Information shown:
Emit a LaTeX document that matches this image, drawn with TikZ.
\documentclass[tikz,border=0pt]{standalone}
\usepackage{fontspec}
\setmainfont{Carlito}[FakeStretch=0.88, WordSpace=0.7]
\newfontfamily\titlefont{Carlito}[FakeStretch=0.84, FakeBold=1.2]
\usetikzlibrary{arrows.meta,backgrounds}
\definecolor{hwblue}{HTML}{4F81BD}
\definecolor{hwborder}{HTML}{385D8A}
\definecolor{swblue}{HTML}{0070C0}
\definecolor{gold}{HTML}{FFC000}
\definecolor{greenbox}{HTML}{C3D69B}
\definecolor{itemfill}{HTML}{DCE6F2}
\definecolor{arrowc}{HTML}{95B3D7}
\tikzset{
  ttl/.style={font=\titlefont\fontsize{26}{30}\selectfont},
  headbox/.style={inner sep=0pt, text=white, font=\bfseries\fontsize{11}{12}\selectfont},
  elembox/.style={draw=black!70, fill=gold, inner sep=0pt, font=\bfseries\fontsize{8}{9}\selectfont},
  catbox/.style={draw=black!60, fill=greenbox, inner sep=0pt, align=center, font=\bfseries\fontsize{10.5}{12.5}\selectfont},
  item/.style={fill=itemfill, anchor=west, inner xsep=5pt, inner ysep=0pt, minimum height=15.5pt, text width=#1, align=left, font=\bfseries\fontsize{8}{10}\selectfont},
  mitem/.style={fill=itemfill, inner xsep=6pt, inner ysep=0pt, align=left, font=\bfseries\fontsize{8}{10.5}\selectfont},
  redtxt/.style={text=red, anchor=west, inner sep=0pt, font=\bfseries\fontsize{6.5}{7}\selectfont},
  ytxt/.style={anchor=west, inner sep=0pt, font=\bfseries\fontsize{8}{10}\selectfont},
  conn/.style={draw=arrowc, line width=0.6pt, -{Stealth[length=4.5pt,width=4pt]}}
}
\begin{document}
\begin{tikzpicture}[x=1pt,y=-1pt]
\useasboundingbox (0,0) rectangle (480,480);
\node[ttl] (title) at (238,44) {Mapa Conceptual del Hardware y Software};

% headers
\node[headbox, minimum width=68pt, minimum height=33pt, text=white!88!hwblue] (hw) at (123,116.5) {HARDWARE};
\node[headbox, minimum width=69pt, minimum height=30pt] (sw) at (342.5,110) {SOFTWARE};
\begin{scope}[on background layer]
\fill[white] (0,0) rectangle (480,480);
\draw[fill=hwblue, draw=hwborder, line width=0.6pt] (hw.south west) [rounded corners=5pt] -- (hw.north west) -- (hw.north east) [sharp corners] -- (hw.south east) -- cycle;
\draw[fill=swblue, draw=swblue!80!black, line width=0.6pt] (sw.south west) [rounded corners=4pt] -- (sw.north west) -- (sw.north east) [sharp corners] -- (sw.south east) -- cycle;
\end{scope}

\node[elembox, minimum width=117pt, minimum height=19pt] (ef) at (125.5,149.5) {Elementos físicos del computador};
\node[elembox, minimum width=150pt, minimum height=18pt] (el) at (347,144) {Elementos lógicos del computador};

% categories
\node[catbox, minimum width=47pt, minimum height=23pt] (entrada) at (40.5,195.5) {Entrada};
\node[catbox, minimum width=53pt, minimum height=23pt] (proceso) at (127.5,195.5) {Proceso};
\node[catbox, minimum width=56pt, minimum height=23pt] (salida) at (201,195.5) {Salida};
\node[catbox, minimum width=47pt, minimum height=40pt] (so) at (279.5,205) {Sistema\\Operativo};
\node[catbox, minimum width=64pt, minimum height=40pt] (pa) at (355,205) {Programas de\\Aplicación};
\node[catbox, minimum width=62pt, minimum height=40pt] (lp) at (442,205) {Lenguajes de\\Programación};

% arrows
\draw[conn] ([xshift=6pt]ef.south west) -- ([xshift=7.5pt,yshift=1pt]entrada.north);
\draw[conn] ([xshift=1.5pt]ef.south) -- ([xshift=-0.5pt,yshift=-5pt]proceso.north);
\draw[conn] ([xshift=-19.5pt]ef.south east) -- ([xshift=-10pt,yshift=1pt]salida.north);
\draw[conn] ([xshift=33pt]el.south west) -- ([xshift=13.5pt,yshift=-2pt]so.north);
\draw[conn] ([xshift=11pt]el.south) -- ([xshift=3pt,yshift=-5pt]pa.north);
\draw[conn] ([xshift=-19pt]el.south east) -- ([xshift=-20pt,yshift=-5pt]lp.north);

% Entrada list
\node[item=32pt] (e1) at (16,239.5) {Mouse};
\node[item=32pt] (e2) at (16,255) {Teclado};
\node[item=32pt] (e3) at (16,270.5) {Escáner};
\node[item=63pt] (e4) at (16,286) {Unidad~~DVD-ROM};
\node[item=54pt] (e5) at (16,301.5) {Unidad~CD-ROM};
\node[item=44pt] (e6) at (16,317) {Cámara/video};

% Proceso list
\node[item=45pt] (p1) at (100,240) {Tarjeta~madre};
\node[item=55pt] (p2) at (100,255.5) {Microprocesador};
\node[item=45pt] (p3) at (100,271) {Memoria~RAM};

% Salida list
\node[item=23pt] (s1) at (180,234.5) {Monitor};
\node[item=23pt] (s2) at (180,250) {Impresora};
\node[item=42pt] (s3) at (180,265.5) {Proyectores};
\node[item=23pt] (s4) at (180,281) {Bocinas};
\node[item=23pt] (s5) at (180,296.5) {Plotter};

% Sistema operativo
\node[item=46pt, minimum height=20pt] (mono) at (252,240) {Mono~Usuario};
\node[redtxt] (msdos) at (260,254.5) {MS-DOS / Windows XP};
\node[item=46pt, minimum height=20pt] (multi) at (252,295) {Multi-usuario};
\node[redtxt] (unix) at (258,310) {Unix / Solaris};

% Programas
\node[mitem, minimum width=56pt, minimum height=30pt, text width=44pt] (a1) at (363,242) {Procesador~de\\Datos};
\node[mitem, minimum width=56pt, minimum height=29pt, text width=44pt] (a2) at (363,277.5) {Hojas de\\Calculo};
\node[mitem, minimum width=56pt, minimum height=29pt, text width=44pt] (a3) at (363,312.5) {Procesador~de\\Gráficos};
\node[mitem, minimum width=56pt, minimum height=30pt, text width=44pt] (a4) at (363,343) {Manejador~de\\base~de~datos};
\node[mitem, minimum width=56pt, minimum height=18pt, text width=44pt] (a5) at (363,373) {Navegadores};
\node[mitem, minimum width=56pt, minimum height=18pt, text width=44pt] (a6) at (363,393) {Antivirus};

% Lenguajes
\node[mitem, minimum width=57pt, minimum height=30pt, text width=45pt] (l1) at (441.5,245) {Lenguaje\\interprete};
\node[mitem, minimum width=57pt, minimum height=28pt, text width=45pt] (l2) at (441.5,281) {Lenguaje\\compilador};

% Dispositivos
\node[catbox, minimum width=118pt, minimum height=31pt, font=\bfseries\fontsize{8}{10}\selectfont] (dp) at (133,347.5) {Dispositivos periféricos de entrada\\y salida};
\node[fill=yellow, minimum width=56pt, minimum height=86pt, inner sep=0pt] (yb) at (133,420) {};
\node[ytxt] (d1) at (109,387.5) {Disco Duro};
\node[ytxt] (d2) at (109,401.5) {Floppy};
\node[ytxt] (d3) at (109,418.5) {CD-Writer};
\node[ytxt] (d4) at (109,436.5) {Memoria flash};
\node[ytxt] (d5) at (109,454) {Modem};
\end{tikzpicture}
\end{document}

Problem statement:
Reproduce the full listing above, character for character.

Answer to this task:
Emit a LaTeX document that matches this image, drawn with TikZ.
\documentclass[tikz,border=0pt]{standalone}
\usepackage{fontspec}
\setmainfont{Carlito}[FakeStretch=0.88, WordSpace=0.7]
\newfontfamily\titlefont{Carlito}[FakeStretch=0.84, FakeBold=1.2]
\usetikzlibrary{arrows.meta,backgrounds}
\definecolor{hwblue}{HTML}{4F81BD}
\definecolor{hwborder}{HTML}{385D8A}
\definecolor{swblue}{HTML}{0070C0}
\definecolor{gold}{HTML}{FFC000}
\definecolor{greenbox}{HTML}{C3D69B}
\definecolor{itemfill}{HTML}{DCE6F2}
\definecolor{arrowc}{HTML}{95B3D7}
\tikzset{
  ttl/.style={font=\titlefont\fontsize{26}{30}\selectfont},
  headbox/.style={inner sep=0pt, text=white, font=\bfseries\fontsize{11}{12}\selectfont},
  elembox/.style={draw=black!70, fill=gold, inner sep=0pt, font=\bfseries\fontsize{8}{9}\selectfont},
  catbox/.style={draw=black!60, fill=greenbox, inner sep=0pt, align=center, font=\bfseries\fontsize{10.5}{12.5}\selectfont},
  item/.style={fill=itemfill, anchor=west, inner xsep=5pt, inner ysep=0pt, minimum height=15.5pt, text width=#1, align=left, font=\bfseries\fontsize{8}{10}\selectfont},
  mitem/.style={fill=itemfill, inner xsep=6pt, inner ysep=0pt, align=left, font=\bfseries\fontsize{8}{10.5}\selectfont},
  redtxt/.style={text=red, anchor=west, inner sep=0pt, font=\bfseries\fontsize{6.5}{7}\selectfont},
  ytxt/.style={anchor=west, inner sep=0pt, font=\bfseries\fontsize{8}{10}\selectfont},
  conn/.style={draw=arrowc, line width=0.6pt, -{Stealth[length=4.5pt,width=4pt]}}
}
\begin{document}
\begin{tikzpicture}[x=1pt,y=-1pt]
\useasboundingbox (0,0) rectangle (480,480);
\node[ttl] (title) at (238,44) {Mapa Conceptual del Hardware y Software};

% headers
\node[headbox, minimum width=68pt, minimum height=33pt, text=white!88!hwblue] (hw) at (123,116.5) {HARDWARE};
\node[headbox, minimum width=69pt, minimum height=30pt] (sw) at (342.5,110) {SOFTWARE};
\begin{scope}[on background layer]
\fill[white] (0,0) rectangle (480,480);
\draw[fill=hwblue, draw=hwborder, line width=0.6pt] (hw.south west) [rounded corners=5pt] -- (hw.north west) -- (hw.north east) [sharp corners] -- (hw.south east) -- cycle;
\draw[fill=swblue, draw=swblue!80!black, line width=0.6pt] (sw.south west) [rounded corners=4pt] -- (sw.north west) -- (sw.north east) [sharp corners] -- (sw.south east) -- cycle;
\end{scope}

\node[elembox, minimum width=117pt, minimum height=19pt] (ef) at (125.5,149.5) {Elementos físicos del computador};
\node[elembox, minimum width=150pt, minimum height=18pt] (el) at (347,144) {Elementos lógicos del computador};

% categories
\node[catbox, minimum width=47pt, minimum height=23pt] (entrada) at (40.5,195.5) {Entrada};
\node[catbox, minimum width=53pt, minimum height=23pt] (proceso) at (127.5,195.5) {Proceso};
\node[catbox, minimum width=56pt, minimum height=23pt] (salida) at (201,195.5) {Salida};
\node[catbox, minimum width=47pt, minimum height=40pt] (so) at (279.5,205) {Sistema\\Operativo};
\node[catbox, minimum width=64pt, minimum height=40pt] (pa) at (355,205) {Programas de\\Aplicación};
\node[catbox, minimum width=62pt, minimum height=40pt] (lp) at (442,205) {Lenguajes de\\Programación};

% arrows
\draw[conn] ([xshift=6pt]ef.south west) -- ([xshift=7.5pt,yshift=1pt]entrada.north);
\draw[conn] ([xshift=1.5pt]ef.south) -- ([xshift=-0.5pt,yshift=-5pt]proceso.north);
\draw[conn] ([xshift=-19.5pt]ef.south east) -- ([xshift=-10pt,yshift=1pt]salida.north);
\draw[conn] ([xshift=33pt]el.south west) -- ([xshift=13.5pt,yshift=-2pt]so.north);
\draw[conn] ([xshift=11pt]el.south) -- ([xshift=3pt,yshift=-5pt]pa.north);
\draw[conn] ([xshift=-19pt]el.south east) -- ([xshift=-20pt,yshift=-5pt]lp.north);

% Entrada list
\node[item=32pt] (e1) at (16,239.5) {Mouse};
\node[item=32pt] (e2) at (16,255) {Teclado};
\node[item=32pt] (e3) at (16,270.5) {Escáner};
\node[item=63pt] (e4) at (16,286) {Unidad~~DVD-ROM};
\node[item=54pt] (e5) at (16,301.5) {Unidad~CD-ROM};
\node[item=44pt] (e6) at (16,317) {Cámara/video};

% Proceso list
\node[item=45pt] (p1) at (100,240) {Tarjeta~madre};
\node[item=55pt] (p2) at (100,255.5) {Microprocesador};
\node[item=45pt] (p3) at (100,271) {Memoria~RAM};

% Salida list
\node[item=23pt] (s1) at (180,234.5) {Monitor};
\node[item=23pt] (s2) at (180,250) {Impresora};
\node[item=42pt] (s3) at (180,265.5) {Proyectores};
\node[item=23pt] (s4) at (180,281) {Bocinas};
\node[item=23pt] (s5) at (180,296.5) {Plotter};

% Sistema operativo
\node[item=46pt, minimum height=20pt] (mono) at (252,240) {Mono~Usuario};
\node[redtxt] (msdos) at (260,254.5) {MS-DOS / Windows XP};
\node[item=46pt, minimum height=20pt] (multi) at (252,295) {Multi-usuario};
\node[redtxt] (unix) at (258,310) {Unix / Solaris};

% Programas
\node[mitem, minimum width=56pt, minimum height=30pt, text width=44pt] (a1) at (363,242) {Procesador~de\\Datos};
\node[mitem, minimum width=56pt, minimum height=29pt, text width=44pt] (a2) at (363,277.5) {Hojas de\\Calculo};
\node[mitem, minimum width=56pt, minimum height=29pt, text width=44pt] (a3) at (363,312.5) {Procesador~de\\Gráficos};
\node[mitem, minimum width=56pt, minimum height=30pt, text width=44pt] (a4) at (363,343) {Manejador~de\\base~de~datos};
\node[mitem, minimum width=56pt, minimum height=18pt, text width=44pt] (a5) at (363,373) {Navegadores};
\node[mitem, minimum width=56pt, minimum height=18pt, text width=44pt] (a6) at (363,393) {Antivirus};

% Lenguajes
\node[mitem, minimum width=57pt, minimum height=30pt, text width=45pt] (l1) at (441.5,245) {Lenguaje\\interprete};
\node[mitem, minimum width=57pt, minimum height=28pt, text width=45pt] (l2) at (441.5,281) {Lenguaje\\compilador};

% Dispositivos
\node[catbox, minimum width=118pt, minimum height=31pt, font=\bfseries\fontsize{8}{10}\selectfont] (dp) at (133,347.5) {Dispositivos periféricos de entrada\\y salida};
\node[fill=yellow, minimum width=56pt, minimum height=86pt, inner sep=0pt] (yb) at (133,420) {};
\node[ytxt] (d1) at (109,387.5) {Disco Duro};
\node[ytxt] (d2) at (109,401.5) {Floppy};
\node[ytxt] (d3) at (109,418.5) {CD-Writer};
\node[ytxt] (d4) at (109,436.5) {Memoria flash};
\node[ytxt] (d5) at (109,454) {Modem};
\end{tikzpicture}
\end{document}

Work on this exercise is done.